DalTrans is the means by which traffic information is gathered and disseminated in Dallas, Texas. DalTrans is an Intelligent Transportation System operated by the Texas Department of Transportation, a collection of devices and a communications backbone designed to help alleviate the freeway congestion. Traffic Data Collected by DalTrans is available in real time to the public on its website.

Dallas, Texas is a city with an ever-increasing traffic congestion problem. This is primarily due to the enormous growth of the Dallas area suburbs. Due to the additional vehicles on the Dallas area freeways, there is a shortage of both the room and the resources required to build more capacity. The approach being taken is to operate the freeways in a more efficient manner.

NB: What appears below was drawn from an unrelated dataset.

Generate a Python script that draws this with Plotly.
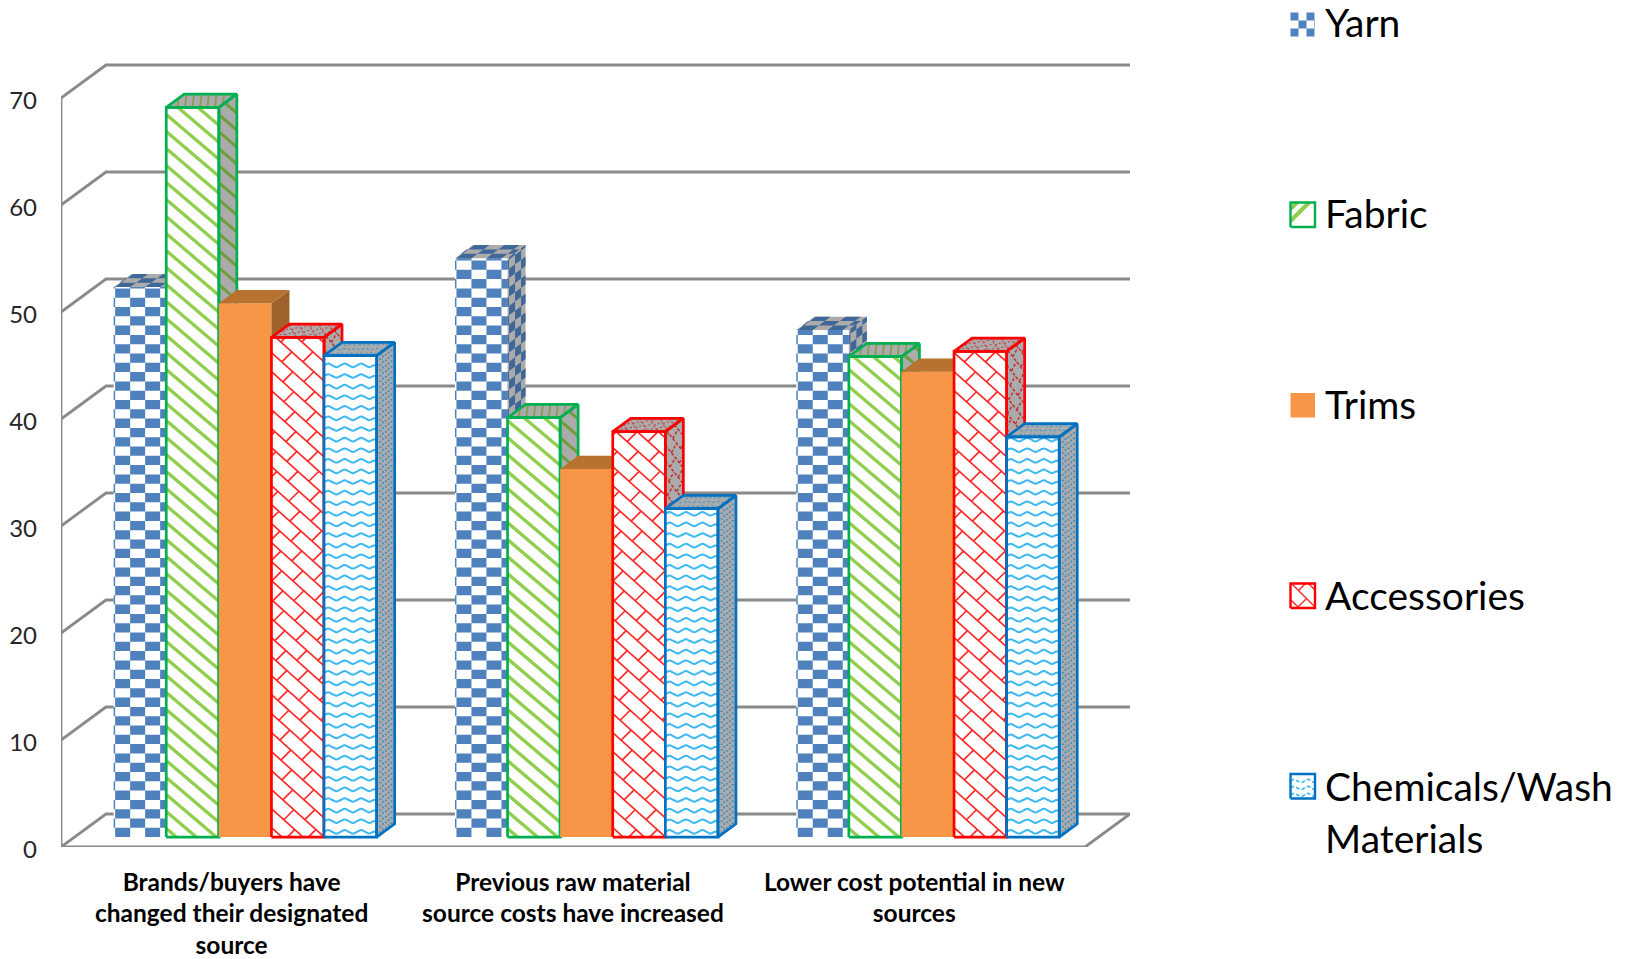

This approach requires the gathering of traffic information and the dissemination of that information to the traveling public.

Operators in the DalTrans traffic management center monitor the freeway conditions, dispatch assistance to stranded motorists on the freeways via Courtesy Patrol, and share the information about the freeway conditions to the motorists as well as the media. This information can help the motorist make an informed decision about what routes to take and what routes to avoid. The DalTrans operators work closely with the Dallas Area Rapid Transit (DART), surrounding cities, and various traffic reporting agencies in sharing up-to-the-minute traffic conditions and to find solutions to our transportation problems.

Since the DalTrans operations center opened in the summer of 1997, it has enhanced the Courtesy Patrol operation already offered to the motoring public by adding real-time freeway traffic conditions to travelers on the system.